** Listed entries **
━━━━━━

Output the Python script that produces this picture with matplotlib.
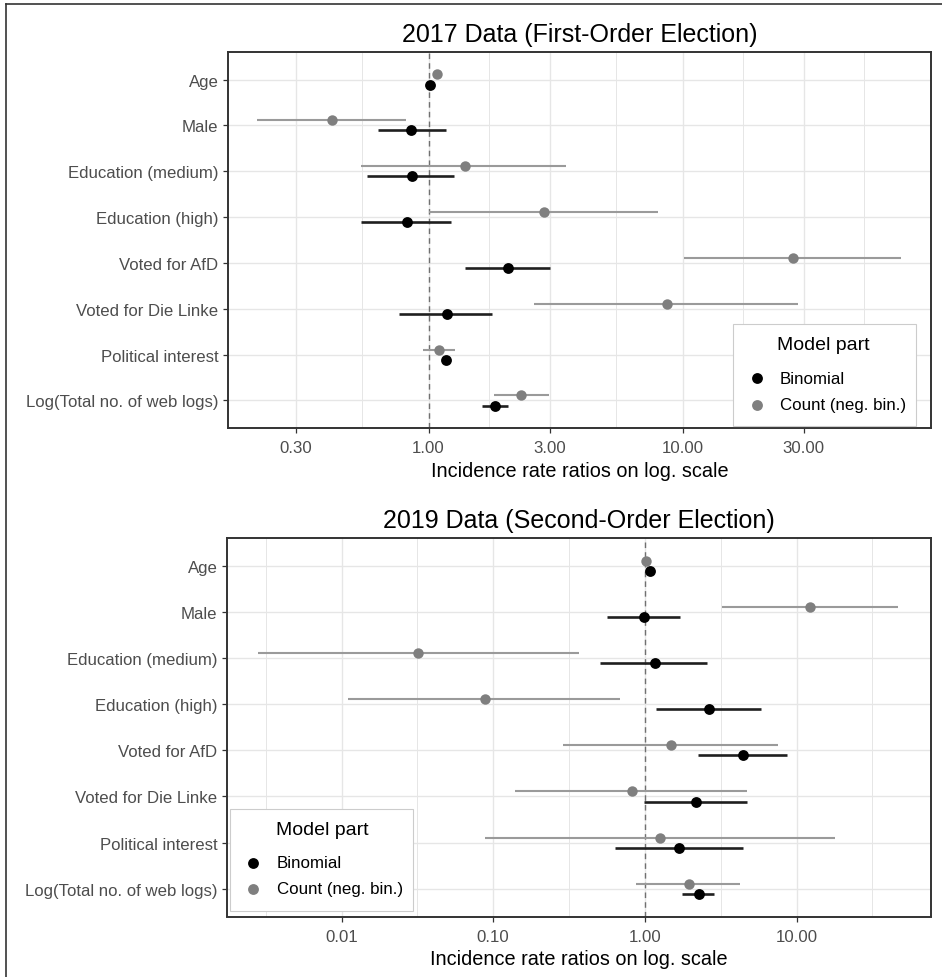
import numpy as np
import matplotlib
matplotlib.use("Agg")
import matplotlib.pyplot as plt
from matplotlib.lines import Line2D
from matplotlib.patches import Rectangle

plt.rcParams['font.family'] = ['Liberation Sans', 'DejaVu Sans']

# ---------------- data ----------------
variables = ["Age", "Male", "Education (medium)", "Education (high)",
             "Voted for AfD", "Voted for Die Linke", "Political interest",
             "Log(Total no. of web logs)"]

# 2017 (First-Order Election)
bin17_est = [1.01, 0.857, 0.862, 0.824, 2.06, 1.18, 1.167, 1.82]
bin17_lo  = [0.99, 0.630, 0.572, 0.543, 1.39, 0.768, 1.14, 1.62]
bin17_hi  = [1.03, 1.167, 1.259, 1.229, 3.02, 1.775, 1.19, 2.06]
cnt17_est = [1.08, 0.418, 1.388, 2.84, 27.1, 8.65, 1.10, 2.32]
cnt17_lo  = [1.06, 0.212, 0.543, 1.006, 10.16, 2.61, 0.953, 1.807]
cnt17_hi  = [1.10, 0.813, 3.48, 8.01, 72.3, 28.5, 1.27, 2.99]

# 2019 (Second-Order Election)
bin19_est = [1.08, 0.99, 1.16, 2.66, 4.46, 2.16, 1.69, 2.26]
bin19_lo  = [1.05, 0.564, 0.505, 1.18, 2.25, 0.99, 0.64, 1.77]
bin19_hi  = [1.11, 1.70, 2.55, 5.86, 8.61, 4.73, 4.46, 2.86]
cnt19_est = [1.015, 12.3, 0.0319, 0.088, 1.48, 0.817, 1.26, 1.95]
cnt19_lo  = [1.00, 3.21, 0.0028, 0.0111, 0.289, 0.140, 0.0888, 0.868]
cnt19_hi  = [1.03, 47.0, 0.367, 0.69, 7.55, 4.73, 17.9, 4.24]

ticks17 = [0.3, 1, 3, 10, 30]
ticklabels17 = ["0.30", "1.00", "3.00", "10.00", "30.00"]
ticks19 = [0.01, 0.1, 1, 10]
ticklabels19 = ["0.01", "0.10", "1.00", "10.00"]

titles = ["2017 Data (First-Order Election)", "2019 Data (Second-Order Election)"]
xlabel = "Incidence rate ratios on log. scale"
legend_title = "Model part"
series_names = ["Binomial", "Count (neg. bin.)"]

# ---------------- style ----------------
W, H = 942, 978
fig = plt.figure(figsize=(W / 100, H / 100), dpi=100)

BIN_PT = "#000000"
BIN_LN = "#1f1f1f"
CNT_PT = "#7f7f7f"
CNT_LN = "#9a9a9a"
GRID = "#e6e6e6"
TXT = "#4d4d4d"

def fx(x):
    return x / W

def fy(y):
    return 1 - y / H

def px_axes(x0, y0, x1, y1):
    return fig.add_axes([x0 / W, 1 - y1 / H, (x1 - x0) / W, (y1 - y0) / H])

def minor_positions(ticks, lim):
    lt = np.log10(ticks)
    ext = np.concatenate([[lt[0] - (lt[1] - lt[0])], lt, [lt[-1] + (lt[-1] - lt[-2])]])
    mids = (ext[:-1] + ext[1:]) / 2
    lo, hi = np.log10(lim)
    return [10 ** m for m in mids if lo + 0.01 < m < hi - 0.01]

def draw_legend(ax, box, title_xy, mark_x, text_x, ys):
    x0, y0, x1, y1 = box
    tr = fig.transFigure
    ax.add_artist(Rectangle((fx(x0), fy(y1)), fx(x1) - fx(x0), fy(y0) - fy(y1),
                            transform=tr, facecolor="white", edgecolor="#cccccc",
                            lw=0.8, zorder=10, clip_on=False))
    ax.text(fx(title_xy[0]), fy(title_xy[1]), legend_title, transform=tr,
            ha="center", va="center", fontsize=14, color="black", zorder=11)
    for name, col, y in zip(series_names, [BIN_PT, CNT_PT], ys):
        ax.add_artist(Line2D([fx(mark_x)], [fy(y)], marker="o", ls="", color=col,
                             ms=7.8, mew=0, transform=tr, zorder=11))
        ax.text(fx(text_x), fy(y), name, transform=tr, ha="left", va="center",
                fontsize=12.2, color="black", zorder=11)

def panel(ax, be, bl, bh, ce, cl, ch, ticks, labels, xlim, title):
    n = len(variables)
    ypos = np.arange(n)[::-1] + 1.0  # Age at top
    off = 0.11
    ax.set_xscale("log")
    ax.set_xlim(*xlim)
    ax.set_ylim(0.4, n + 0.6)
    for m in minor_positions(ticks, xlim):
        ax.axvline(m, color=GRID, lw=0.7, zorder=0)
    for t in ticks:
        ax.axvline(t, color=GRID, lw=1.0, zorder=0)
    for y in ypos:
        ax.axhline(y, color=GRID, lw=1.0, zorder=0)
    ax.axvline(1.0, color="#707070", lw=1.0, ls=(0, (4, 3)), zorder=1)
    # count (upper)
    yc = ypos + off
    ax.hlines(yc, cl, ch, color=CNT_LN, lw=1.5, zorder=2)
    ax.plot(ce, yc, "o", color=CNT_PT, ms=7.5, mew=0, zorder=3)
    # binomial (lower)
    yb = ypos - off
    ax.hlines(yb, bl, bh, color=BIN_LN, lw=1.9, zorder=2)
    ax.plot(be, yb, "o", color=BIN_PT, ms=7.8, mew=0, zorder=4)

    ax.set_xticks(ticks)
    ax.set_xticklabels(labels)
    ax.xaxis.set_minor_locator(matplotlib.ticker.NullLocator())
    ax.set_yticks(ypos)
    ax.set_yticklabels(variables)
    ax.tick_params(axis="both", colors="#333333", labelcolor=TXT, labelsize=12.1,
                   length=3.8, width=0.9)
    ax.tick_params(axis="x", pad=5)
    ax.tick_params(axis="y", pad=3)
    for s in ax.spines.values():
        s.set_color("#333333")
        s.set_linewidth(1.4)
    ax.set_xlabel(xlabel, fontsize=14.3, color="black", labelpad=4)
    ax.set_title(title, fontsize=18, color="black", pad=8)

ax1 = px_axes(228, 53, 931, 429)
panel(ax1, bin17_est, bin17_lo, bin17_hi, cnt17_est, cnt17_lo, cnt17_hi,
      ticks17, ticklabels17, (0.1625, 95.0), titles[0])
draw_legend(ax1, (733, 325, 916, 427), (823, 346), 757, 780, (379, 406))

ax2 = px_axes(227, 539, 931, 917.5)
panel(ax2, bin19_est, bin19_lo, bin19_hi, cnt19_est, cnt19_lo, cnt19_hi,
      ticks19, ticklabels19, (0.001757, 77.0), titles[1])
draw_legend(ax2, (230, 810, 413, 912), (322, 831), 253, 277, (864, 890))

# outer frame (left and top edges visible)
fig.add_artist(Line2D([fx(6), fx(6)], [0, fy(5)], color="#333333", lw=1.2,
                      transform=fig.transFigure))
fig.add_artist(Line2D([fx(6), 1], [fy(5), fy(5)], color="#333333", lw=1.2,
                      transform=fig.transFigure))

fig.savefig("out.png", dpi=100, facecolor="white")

━━━━━━

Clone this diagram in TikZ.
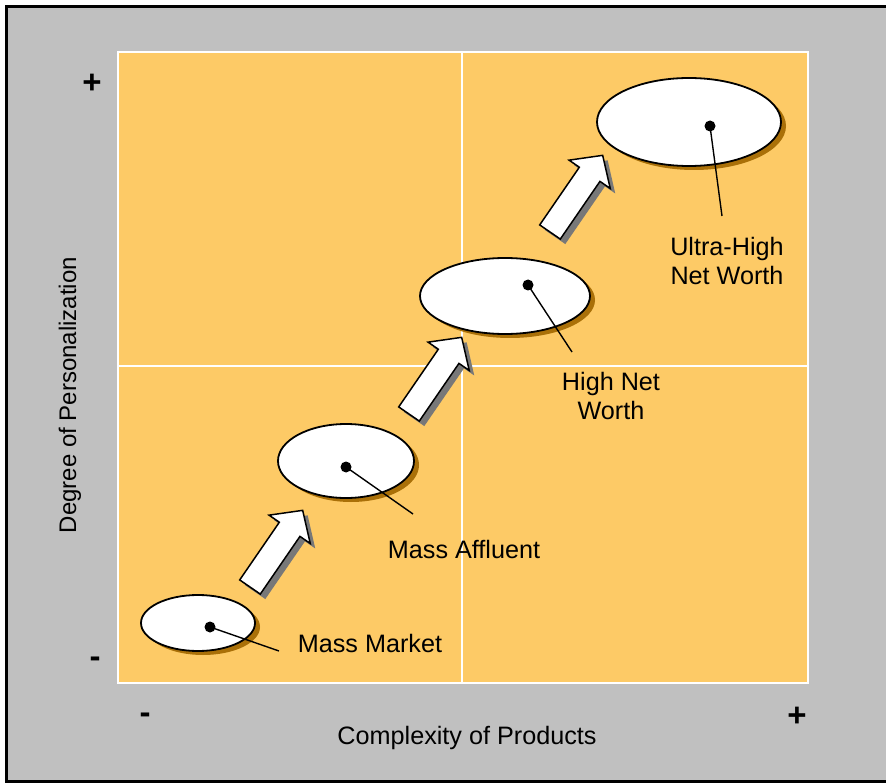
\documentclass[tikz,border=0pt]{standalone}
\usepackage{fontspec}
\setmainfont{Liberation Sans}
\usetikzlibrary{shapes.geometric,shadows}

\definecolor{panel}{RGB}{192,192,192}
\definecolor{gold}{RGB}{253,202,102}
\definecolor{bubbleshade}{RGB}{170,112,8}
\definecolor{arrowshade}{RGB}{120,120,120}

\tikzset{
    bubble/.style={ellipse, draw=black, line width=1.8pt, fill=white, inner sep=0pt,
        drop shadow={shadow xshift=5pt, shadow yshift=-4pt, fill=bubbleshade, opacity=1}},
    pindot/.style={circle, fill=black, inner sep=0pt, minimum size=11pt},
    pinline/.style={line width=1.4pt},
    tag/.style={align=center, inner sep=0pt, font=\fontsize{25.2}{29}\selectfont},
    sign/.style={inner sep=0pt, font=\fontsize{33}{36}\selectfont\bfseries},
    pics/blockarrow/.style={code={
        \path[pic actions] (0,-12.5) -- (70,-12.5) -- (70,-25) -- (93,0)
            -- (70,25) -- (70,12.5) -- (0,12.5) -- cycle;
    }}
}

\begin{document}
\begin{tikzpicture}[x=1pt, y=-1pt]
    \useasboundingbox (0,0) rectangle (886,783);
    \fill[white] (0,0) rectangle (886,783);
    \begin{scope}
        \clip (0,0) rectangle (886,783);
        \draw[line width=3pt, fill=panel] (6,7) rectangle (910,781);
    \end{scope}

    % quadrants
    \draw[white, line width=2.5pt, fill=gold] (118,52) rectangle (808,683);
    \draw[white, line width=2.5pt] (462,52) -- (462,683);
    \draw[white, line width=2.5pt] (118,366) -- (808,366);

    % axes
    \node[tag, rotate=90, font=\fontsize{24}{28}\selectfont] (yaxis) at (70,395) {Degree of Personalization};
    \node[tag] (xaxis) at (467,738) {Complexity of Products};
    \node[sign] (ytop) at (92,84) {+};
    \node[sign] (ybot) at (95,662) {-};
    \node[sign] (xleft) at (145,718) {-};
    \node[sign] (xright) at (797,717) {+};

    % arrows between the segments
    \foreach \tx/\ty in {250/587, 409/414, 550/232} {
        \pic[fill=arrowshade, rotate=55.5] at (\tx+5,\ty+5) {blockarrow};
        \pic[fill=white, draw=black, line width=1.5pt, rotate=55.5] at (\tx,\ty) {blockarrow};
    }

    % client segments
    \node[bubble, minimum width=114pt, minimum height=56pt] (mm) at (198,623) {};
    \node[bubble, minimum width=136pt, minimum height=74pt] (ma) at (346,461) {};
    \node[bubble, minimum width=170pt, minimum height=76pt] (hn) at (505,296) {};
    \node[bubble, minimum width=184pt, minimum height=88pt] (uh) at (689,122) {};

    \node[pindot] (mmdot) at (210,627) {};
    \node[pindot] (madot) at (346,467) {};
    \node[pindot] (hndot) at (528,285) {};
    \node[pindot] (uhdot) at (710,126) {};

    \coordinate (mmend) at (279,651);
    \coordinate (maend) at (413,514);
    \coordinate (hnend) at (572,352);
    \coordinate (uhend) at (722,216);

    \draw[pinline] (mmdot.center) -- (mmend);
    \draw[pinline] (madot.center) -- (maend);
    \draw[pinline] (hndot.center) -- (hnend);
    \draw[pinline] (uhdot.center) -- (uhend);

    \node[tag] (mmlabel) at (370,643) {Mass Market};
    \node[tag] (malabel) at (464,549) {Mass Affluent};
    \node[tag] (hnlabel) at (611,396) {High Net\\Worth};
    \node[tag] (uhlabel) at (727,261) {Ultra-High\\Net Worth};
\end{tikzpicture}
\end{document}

━━━━━━

** What needs to be done **
Among the records above, find each line holding the string "this" and pull it out.

** Answer below **
Output the Python script that produces this picture with matplotlib.
Clone this diagram in TikZ.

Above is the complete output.